В севернорусских же аналогах под водой, а вместе с тем иногда и под огромным камнем (это один из атрибутов древнего погребального обряда) чаще всего оказывается колокол. Иначе говоря, в этой локальной традиции поглощенным является лишь средоточие сакральной сущности определенного объекта: это, к примеру, «дивного звона серебряный колокол». Так, в предании о Коккове монастыре эту «заветную святыню», хранившуюся здесь с давних пор, монахи с пением молитв и со свечами, уподобляясь похоронной процессии, понесли ночью к реке Ниве, чтобы на время вражеского набега спрятать ее под водой. Однако затопленный колокол чудесным образом «уходит» от людей все глубже и глубже, и над ним, откуда ни возьмись, встает огромный камень, вокруг которого бурлит водоворот, «ровно котел кипящий»[3096]. Причем изначальным «уходит» как бы преодолевается позднейшее «понесли его», возвращая повествование к своему архетипу. В данном сюжете вместо колокола могут фигурировать золото и серебро – «благородное вещество», наделяемое магической силой их владельцев и еще более отчетливо, чем колокол приравниваемое к «зачарованному» кладу. В севернорусской, равно как и в других локальных и этнокультурных традициях, бытуют и различного рода нарративы о церквах, на месте которых образовались глубокие озера, о чем уже упоминалось выше.

Вторая версия мотива «провалища»: земля разверзается и поглощает город (село), определенный объект или атрибут. Например: «< …> в недрах земли под этим бугром есть город (Китеж. – Н. К. )»[3097]. Более развернутый вариант, включающий в себя и мотивировку «провалища», приурочен к некой церкви, поглощаемой землей: «Па ём (па Вялiкаму месту. – Н. К. ) былi войны, тагда людзi ўсе увайшлi ў гэту цэркаў i зямля растварылася i церкаў увайшла ў зямлю з людзьмi»[3098]. Версия сокрытия города (монастыря) – погружение в землю – в севернорусских преданиях встретилась нам в трансформированном виде. Согласно одному из них, после троекратного разорения шведами Печенгского монастыря Трифон Печенгский сказал: «„Только три раза монастырь разорят, а на четвертый раз он по самые окна в землю уйдет…“. Так оно и было»[3099].

Третья версия мотива сокрытия города, монастыря или иного объекта сводится к «уходу» его в гору, под гору или под холмы, бугры. Ими, в частности, будто колпаками, прикрыты соборы Китежа: «А горы‑ то – это соборы Китежа.

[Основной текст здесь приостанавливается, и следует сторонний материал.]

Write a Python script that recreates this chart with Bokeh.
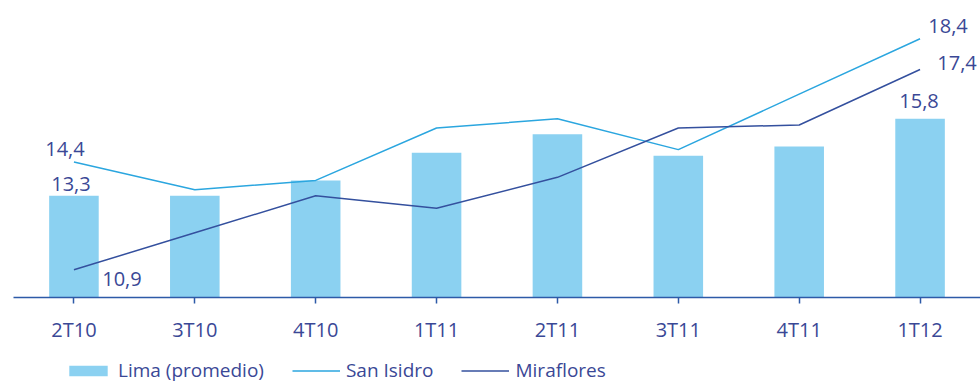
from bokeh.plotting import figure
from bokeh.models import FactorRange, Range1d, Legend, LegendItem
from bokeh.layouts import column
from bokeh.core.properties import value
from bokeh.embed import file_html
from bokeh.resources import INLINE

quarters = ["2T10", "3T10", "4T10", "1T11", "2T11", "3T11", "4T11", "1T12"]
lima = [13.3, 13.3, 13.8, 14.7, 15.3, 14.6, 14.9, 15.8]
san_isidro = [14.4, 13.5, 13.8, 15.5, 15.8, 14.8, 16.6, 18.4]
miraflores = [10.9, 12.1, 13.3, 12.9, 13.9, 15.5, 15.6, 17.4]
series_names = ["Lima (promedio)", "San Isidro", "Miraflores"]

BAR = "#8bd1f1"
LIGHT = "#2ba6df"
DARK = "#34509e"
AXIS = "#2d5aa8"
TXT = "#3a4896"
FONT = "Open Sans"

def fmt(v):
    return f"{v:.1f}".replace(".", ",")

p = figure(width=980, height=345, x_range=FactorRange(*quarters, range_padding=0),
           y_range=Range1d(10, 19.64), output_backend="svg", toolbar_location=None,
           min_border_left=13, min_border_right=0, min_border_top=0, min_border_bottom=44,
           outline_line_color=None, background_fill_color="white", border_fill_color="white")
p.grid.visible = False
p.yaxis.visible = False

bars = p.vbar(x=quarters, top=lima, bottom=10, width=0.41, fill_color=BAR, line_color=None)
l1 = p.line(x=quarters, y=san_isidro, line_color=LIGHT, line_width=1.5)
l2 = p.line(x=quarters, y=miraflores, line_color=DARK, line_width=1.5)

def lab(xv, yv, xo, yo):
    p.text(x=[xv], y=[yv], text=[fmt(yv)], x_offset=xo, y_offset=yo,
           text_align="center", text_baseline="middle",
           text_font=value(FONT), text_font_size="20px", text_color=TXT)

lab(quarters[0], lima[0], -3, -12)
lab(quarters[-1], lima[-1], -1, -18)
lab(quarters[0], san_isidro[0], -9, -13)
lab(quarters[-1], san_isidro[-1], 28, -13)
lab(quarters[0], miraflores[0], 48, 9)
lab(quarters[-1], miraflores[-1], 37, -7)

ax = p.xaxis[0]
ax.axis_line_color = AXIS
ax.axis_line_width = 1.5
ax.major_tick_line_color = AXIS
ax.major_tick_line_width = 1.5
ax.major_tick_in = 0
ax.major_tick_out = 6
ax.minor_tick_line_color = None
ax.major_label_standoff = 12
ax.major_label_text_font = FONT
ax.major_label_text_font_size = "20px"
ax.major_label_text_color = TXT

# legend strip
q = figure(width=980, height=38, x_range=Range1d(0, 1), y_range=Range1d(0, 1),
           output_backend="svg", toolbar_location=None,
           min_border_left=0, min_border_right=0, min_border_top=0, min_border_bottom=0,
           outline_line_color=None, background_fill_color="white", border_fill_color="white")
q.axis.visible = False
q.grid.visible = False
qb = q.vbar(x=[5], top=[6], bottom=[5], width=0.1, fill_color=BAR, line_color=None)
q1 = q.line(x=[5, 6], y=[5, 6], line_color=LIGHT, line_width=1.5)
q2 = q.line(x=[5, 6], y=[5, 6], line_color=DARK, line_width=1.5)

legend = Legend(items=[LegendItem(label=series_names[0], renderers=[qb]),
                       LegendItem(label=series_names[1], renderers=[q1]),
                       LegendItem(label=series_names[2], renderers=[q2])],
                orientation="horizontal", location=(51, 0),
                glyph_width=48, glyph_height=13, label_standoff=6, spacing=28,
                padding=0, margin=0, border_line_color=None,
                background_fill_alpha=0,
                label_text_font=FONT, label_text_font_size="19px", label_text_color=TXT)
q.add_layout(legend, "center")

open("out.html", "w").write(file_html(column(p, q, spacing=0), INLINE))
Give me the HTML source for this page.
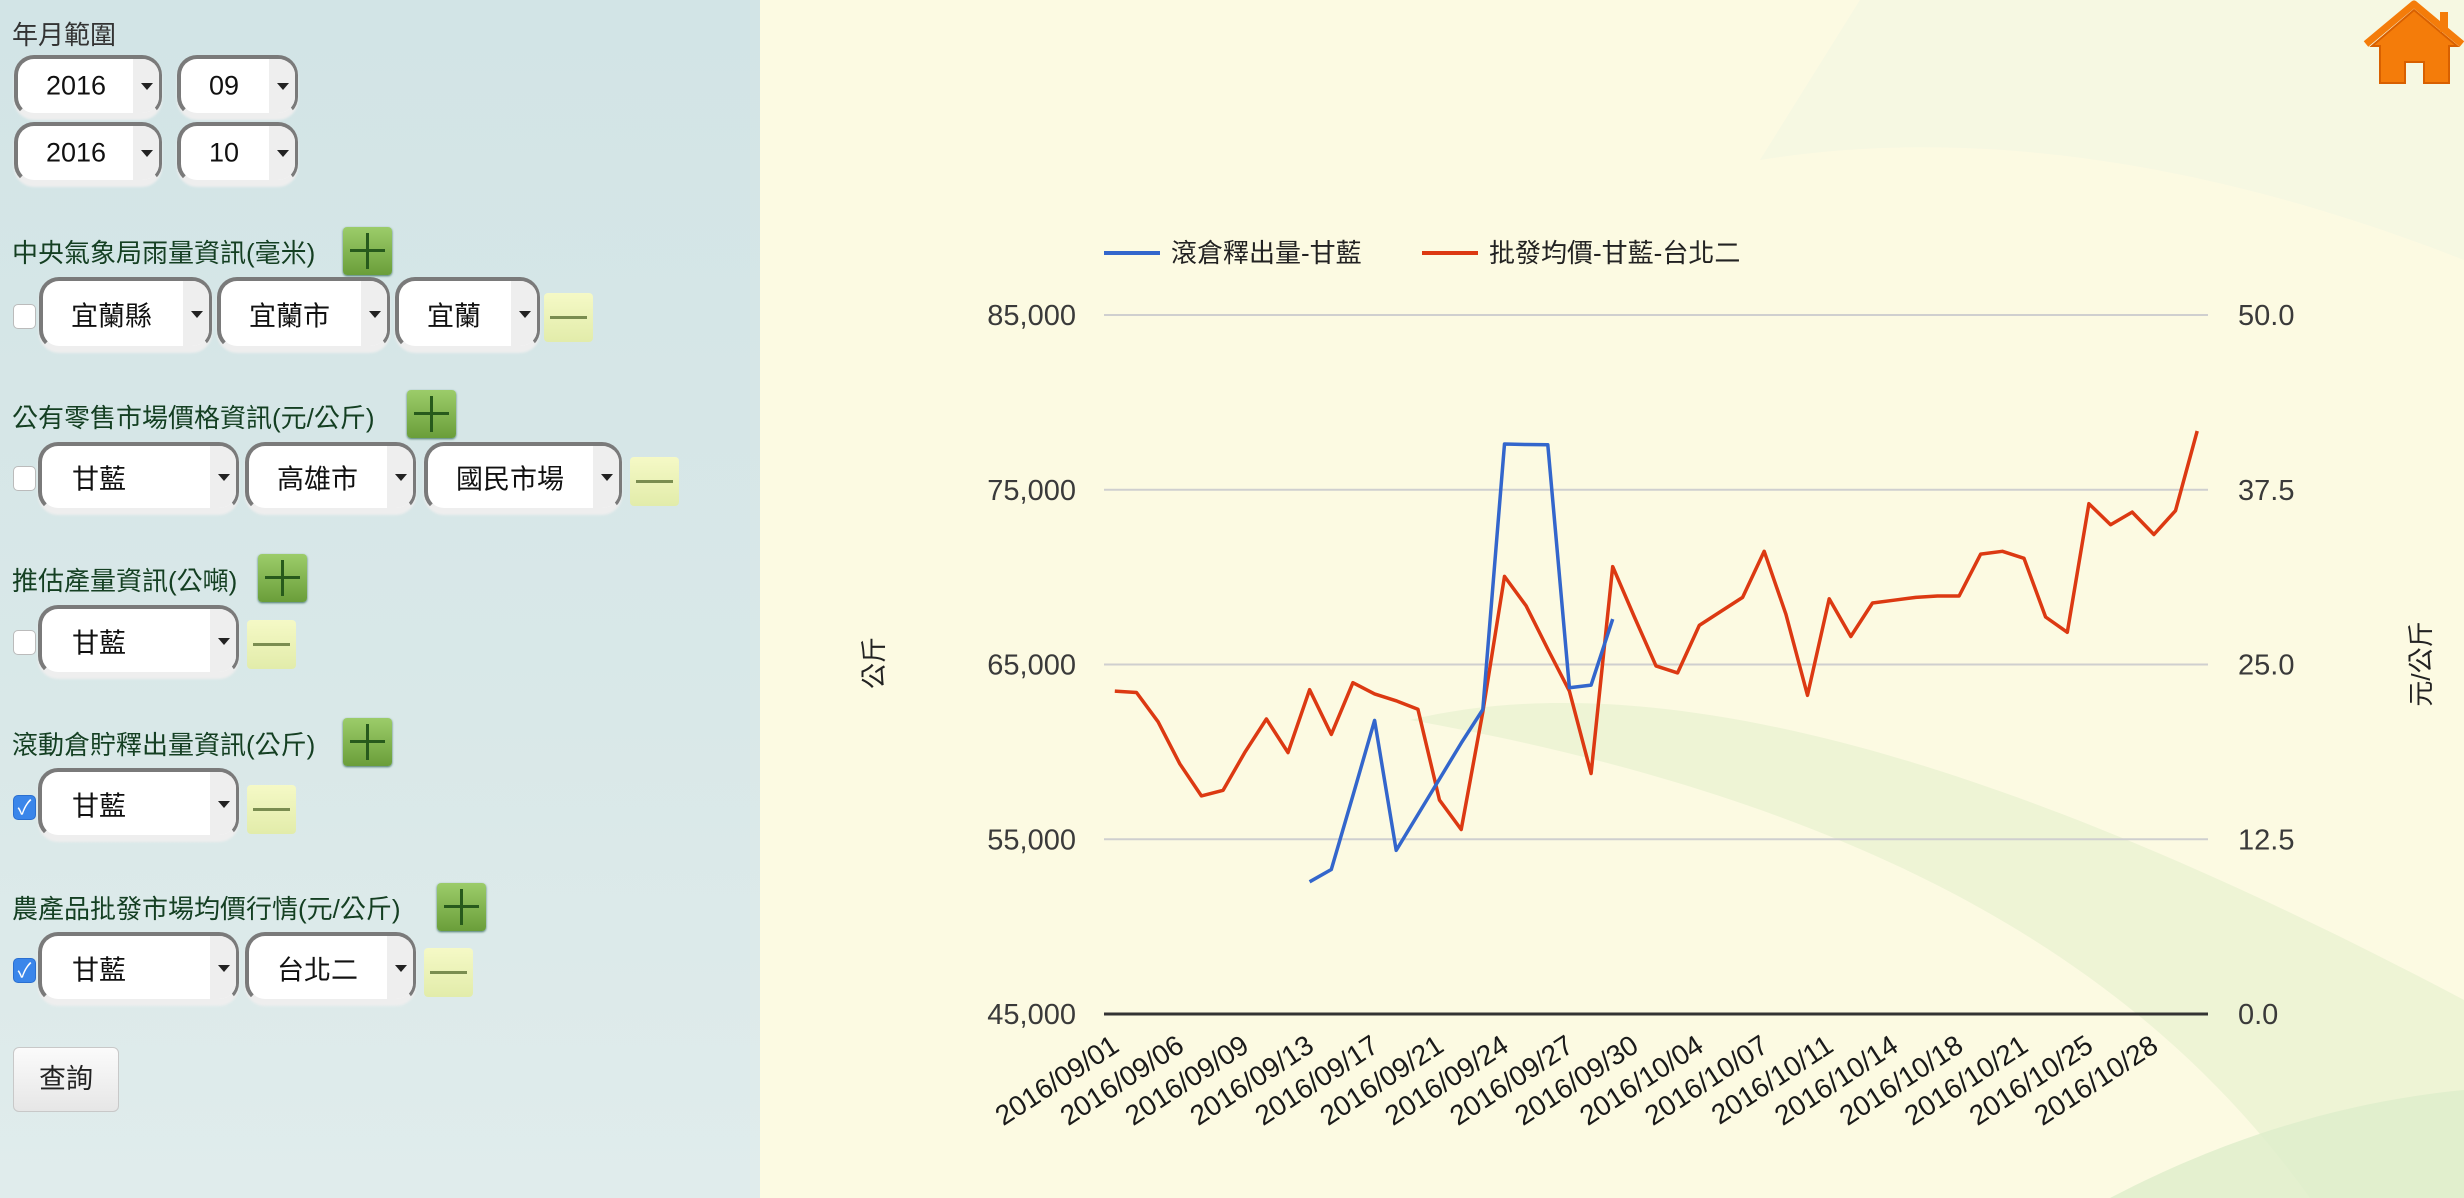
<!DOCTYPE html>
<html><head><meta charset="utf-8">
<style>
*{box-sizing:border-box;margin:0;padding:0}
body{width:2464px;height:1198px;overflow:hidden;position:relative;font-family:"Liberation Sans","Noto Sans CJK TC",sans-serif;background:#fdfbe4}
#left{position:absolute;left:0;top:0;width:760px;height:1198px;background:linear-gradient(180deg,#d2e4e6 0%,#d9e8e8 60%,#e0ecec 100%)}
.h{position:absolute;font-size:26px;color:#143f22;white-space:nowrap}
.sel{position:absolute;background:#fff;border:4px solid #7a7a7a;border-bottom-color:#eee;border-right-width:3px;border-radius:20px;box-shadow:0 3px 2px #eee;font-size:27px;color:#111;overflow:hidden}
.sel span{position:absolute;top:50%;transform:translateY(-50%)}
.sel i{position:absolute;right:0;top:0;bottom:0;width:26px;background:#eee}
.sel i:after{content:"";position:absolute;left:8px;top:50%;margin-top:-3px;border-left:6px solid transparent;border-right:6px solid transparent;border-top:7px solid #222}
.plus{position:absolute;width:49px;height:48px;background:linear-gradient(#9ccc6a,#6a9e3a);border-radius:4px;box-shadow:0 1px 2px #476}
.plus:before{content:"";position:absolute;left:7px;right:7px;top:22px;height:3px;background:#275a1c}
.plus:after{content:"";position:absolute;top:6px;bottom:6px;left:23px;width:3px;background:#275a1c}
.minus{position:absolute;width:49px;height:49px;background:linear-gradient(#f5f9c6,#e2ecaa);border-radius:4px}
.minus:before{content:"";position:absolute;left:6px;right:6px;top:23px;height:3px;background:#7a8d50}
.cb{position:absolute;width:23px;height:25px;background:#fff;border:1px solid #bbb;border-radius:5px}
.cb.on{background:#3a86ea;border-color:#2a6fd0;color:#fff;font-size:20px;line-height:24px;text-align:center}
</style></head><body>
<div id="left">
<div class="h" style="left:12px;top:15px;color:#333">年月範圍</div>
<div class="sel" style="left:14px;top:55px;width:148px;height:62px"><span style="left:28px">2016</span><i></i></div>
<div class="sel" style="left:177px;top:55px;width:121px;height:62px"><span style="left:28px">09</span><i></i></div>
<div class="sel" style="left:14px;top:122px;width:148px;height:62px"><span style="left:28px">2016</span><i></i></div>
<div class="sel" style="left:177px;top:122px;width:121px;height:62px"><span style="left:28px">10</span><i></i></div>

<div class="h" style="left:12px;top:233px">中央氣象局雨量資訊(毫米)</div>
<div class="plus" style="left:343px;top:227px"></div>
<div class="cb" style="left:13px;top:304px"></div>
<div class="sel" style="left:39px;top:277px;width:173px;height:73px"><span style="left:28px">宜蘭縣</span><i></i></div>
<div class="sel" style="left:217px;top:277px;width:173px;height:73px"><span style="left:28px">宜蘭市</span><i></i></div>
<div class="sel" style="left:395px;top:277px;width:145px;height:73px"><span style="left:28px">宜蘭</span><i></i></div>
<div class="minus" style="left:544px;top:293px"></div>

<div class="h" style="left:12px;top:398px">公有零售市場價格資訊(元/公斤)</div>
<div class="plus" style="left:407px;top:390px"></div>
<div class="cb" style="left:13px;top:466px"></div>
<div class="sel" style="left:38px;top:442px;width:201px;height:70px"><span style="left:30px">甘藍</span><i></i></div>
<div class="sel" style="left:245px;top:442px;width:171px;height:70px"><span style="left:28px">高雄市</span><i></i></div>
<div class="sel" style="left:424px;top:442px;width:198px;height:70px"><span style="left:28px">國民市場</span><i></i></div>
<div class="minus" style="left:630px;top:457px"></div>

<div class="h" style="left:12px;top:561px">推估產量資訊(公噸)</div>
<div class="plus" style="left:258px;top:554px"></div>
<div class="cb" style="left:13px;top:630px"></div>
<div class="sel" style="left:38px;top:605px;width:201px;height:71px"><span style="left:30px">甘藍</span><i></i></div>
<div class="minus" style="left:247px;top:620px"></div>

<div class="h" style="left:12px;top:725px">滾動倉貯釋出量資訊(公斤)</div>
<div class="plus" style="left:343px;top:718px"></div>
<div class="cb on" style="left:13px;top:795px">✓</div>
<div class="sel" style="left:38px;top:768px;width:201px;height:71px"><span style="left:30px">甘藍</span><i></i></div>
<div class="minus" style="left:247px;top:785px"></div>

<div class="h" style="left:12px;top:889px">農產品批發市場均價行情(元/公斤)</div>
<div class="plus" style="left:437px;top:883px"></div>
<div class="cb on" style="left:13px;top:958px">✓</div>
<div class="sel" style="left:38px;top:932px;width:201px;height:71px"><span style="left:30px">甘藍</span><i></i></div>
<div class="sel" style="left:245px;top:932px;width:171px;height:71px"><span style="left:28px">台北二</span><i></i></div>
<div class="minus" style="left:424px;top:948px"></div>

<div style="position:absolute;left:13px;top:1047px;width:106px;height:65px;background:linear-gradient(#fbfbfb,#e6e6e6);border:1px solid #c8c8c8;border-radius:6px;font-size:27px;color:#222;text-align:center;line-height:63px">查詢</div>
</div>

<svg id="chart" style="position:absolute;left:760px;top:0" width="1704" height="1198">
<rect x="0" y="0" width="1704" height="1198" fill="#fcfae2"/>
<path d="M650,720 C900,660 1250,760 1704,1000 L1704,1198 L1550,1198 C1380,960 1100,800 650,720Z" fill="#eaf3d2" opacity="0.8"/>
<path d="M1000,160 C1250,120 1500,180 1704,260 L1704,0 L1100,0Z" fill="#f3f7e2" opacity="0.7"/>
<path d="M1350,1198 C1480,1130 1600,1100 1704,1090 L1704,1198Z" fill="#ddeecb" opacity="0.8"/>
<g id="home">
<path d="M1612,46 L1654,10 L1697,46 L1689,46 L1689,83 L1664,83 L1664,62 L1645,62 L1645,83 L1620,83 L1620,46Z" fill="#f47c0a" stroke="#d86000" stroke-width="2"/>
<path d="M1606,44 L1654,4 L1702,44" fill="none" stroke="#f47c0a" stroke-width="7" stroke-linejoin="round"/>
<rect x="1680" y="12" width="8" height="20" fill="#f47c0a"/>
</g>
<g id="plot"></g>
</svg>

<script>
const categories=["2016/09/01","2016/09/02","2016/09/05","2016/09/06","2016/09/07","2016/09/08","2016/09/09","2016/09/10","2016/09/12","2016/09/13","2016/09/14","2016/09/16","2016/09/17","2016/09/18","2016/09/20","2016/09/21","2016/09/22","2016/09/23","2016/09/24","2016/09/25","2016/09/26","2016/09/27","2016/09/28","2016/09/29","2016/09/30","2016/10/01","2016/10/02","2016/10/04","2016/10/05","2016/10/06","2016/10/07","2016/10/08","2016/10/09","2016/10/11","2016/10/12","2016/10/13","2016/10/14","2016/10/15","2016/10/16","2016/10/18","2016/10/19","2016/10/20","2016/10/21","2016/10/22","2016/10/23","2016/10/25","2016/10/26","2016/10/27","2016/10/28","2016/10/29","2016/10/30"];
const priceValues=[23.1,23.0,20.9,17.9,15.6,16.0,18.7,21.1,18.7,23.2,20.0,23.7,22.9,22.4,21.8,15.3,13.2,21.6,31.3,29.2,26.1,23.1,17.2,32.0,28.4,24.9,24.4,27.8,28.8,29.8,33.1,28.6,22.8,29.7,27.0,29.4,29.6,29.8,29.9,29.9,32.9,33.1,32.6,28.4,27.3,36.5,35.0,35.9,34.3,36.0,41.7];
const releaseValues=[null,null,null,null,null,null,null,null,null,52565,53270,57500,61800,54360,56410,58450,60500,62420,77620,77590,77570,63670,63820,67600,null,null,null,null,null,null,null,null,null,null,null,null,null,null,null,null,null,null,null,null,null,null,null,null,null,null,null];
const leftTicks=[45000,55000,65000,75000,85000];
const rightTicks=[0,12.5,25,37.5,50];
const labelEvery=3;

const NS="http://www.w3.org/2000/svg";
const OX=760;
const L=1104-OX, R=2208-OX, T=315, B=1014;
const yL=v=>B-(v-45000)/(85000-45000)*(B-T);
const yR=v=>B-(v-0)/(50-0)*(B-T);
const band=(R-L)/categories.length;
const xC=i=>L+band*(i+0.5);
const plot=document.getElementById('plot');
function mk(tag,attrs,txt){const e=document.createElementNS(NS,tag);for(const k in attrs)e.setAttribute(k,attrs[k]);if(txt!=null)e.textContent=txt;plot.appendChild(e);return e;}
const F='"Liberation Sans","Noto Sans CJK TC",sans-serif';
leftTicks.forEach((t,i)=>{
  const yy=yL(t);
  if(i>0){const g=mk('line',{x1:L,x2:R,y1:yy,y2:yy,stroke:'#cfcfcf','stroke-width':2});
  
  }
  const tl=mk('text',{x:L-28,y:yy+10,'text-anchor':'end','font-size':29,fill:'#3a3a3a','font-family':F},t.toLocaleString('en-US'));
  
  
});
rightTicks.forEach(t=>{
  const tl=mk('text',{x:R+30,y:yR(t)+10,'font-size':29,fill:'#3a3a3a','font-family':F},t.toFixed(1));
  
  
});
const base=mk('line',{x1:L,x2:R,y1:B,y2:B,stroke:'#333','stroke-width':3});


categories.forEach((c,i)=>{
  if(i%labelEvery)return;
  const x=xC(i)+6,y=B+36;
  const tl=mk('text',{x:x,y:y,'text-anchor':'end','font-size':28,fill:'#1a1a1a','font-family':F,transform:`rotate(-33 ${x} ${y})`},c);
  
  
});
function series(vals,yf,color,name){
  let d='',pen=false;
  vals.forEach((v,i)=>{if(v==null){pen=false;return;}d+=(pen?'L':'M')+xC(i).toFixed(1)+','+yf(v).toFixed(1);pen=true;});
  const p=mk('path',{d:d,fill:'none',stroke:color,'stroke-width':3.5,'stroke-linejoin':'round'});
  
  
}
series(priceValues,yR,'#dc3912','wholesale-price-line');
series(releaseValues,yL,'#3366cc','release-volume-line');
const lg=[['#3366cc','滾倉釋出量-甘藍',1104],['#dc3912','批發均價-甘藍-台北二',1422]];
lg.forEach(([c,t,x])=>{
  const l=mk('line',{x1:x-OX,x2:x-OX+56,y1:253,y2:253,stroke:c,'stroke-width':4});
  
  
  const tx=mk('text',{x:x-OX+67,y:262,'font-size':26,fill:'#222','font-family':F},t);
  
  
});
const at1=mk('text',{x:0,y:0,'text-anchor':'middle','font-size':26,fill:'#222','font-family':F,transform:`translate(${874-OX+9},663) rotate(-90)`},'公斤');


const at2=mk('text',{x:0,y:0,'text-anchor':'middle','font-size':26,fill:'#222','font-family':F,transform:`translate(${2421-OX+9},664) rotate(-90)`},'元/公斤');


</script>
</body></html>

Господь покрыл их горой, и деревья там выросли»[3100]. В иных вариантах монастыри, соборы или церкви превратились в прибрежные холмы, горы, иначе говоря, окаменели: «< …> а вот где были церкви – образовались горы, одна полевей, а другая поправей»[3101]. Причем разновидностью этой версии является уход мифических предков, эпических героев в гору либо окаменение исторических врагов (в севернорусских преданиях обычно шведов).

Четвертую версию мотива «провалища» можно назвать в известном смысле синкретической: город (село) скрывается отчасти под водой либо землей, а отчасти под горами, холмами, буграми. Например, на месте города или городской площади «сделалося» озеро, тогда как соборы или церкви превратились в горы. Само же пространство под данными топосами осмысляется в легендах как качественно однородное – потустороннее: «Отец мой шел мимо озера, вдруг из Хомовицы (холма. – собират. ) выходит девка с ведрами и мимо него в озеро (курсив мой. – Н. К. ) пошла, так и скрылась»[3102].

Пятая версия: город либо приравненный к нему объект остается на прежнем месте, только отныне он невидим для людских глаз: «Град Китеж не ушел в землю и не скрылся под водой, он стоит на тех же холмах, где стоял < …>. И лишь мы, по грехам нашим, не видим этого (курсив мой. – Н. К. )»[3103]. Невидимой оказывается церковь и в севернорусских преданиях. Однако это иного рода невидимость: ее не видят враги, потому что слепнут по произнесении слов угрозы, адресованной культовому объекту[3104]. Невидимость, присущая самому объекту, и духовная неспособность и неготовность воспринимать священное и праведное, приравниваемая к слепоте, изредка совмещаются в рамках одного и того же сюжета: «Десять дней, десять ночей Батыевы полчища искали града Китежа и не могли сыскать, ослепленные. И досель тот град невидим стоит»[3105].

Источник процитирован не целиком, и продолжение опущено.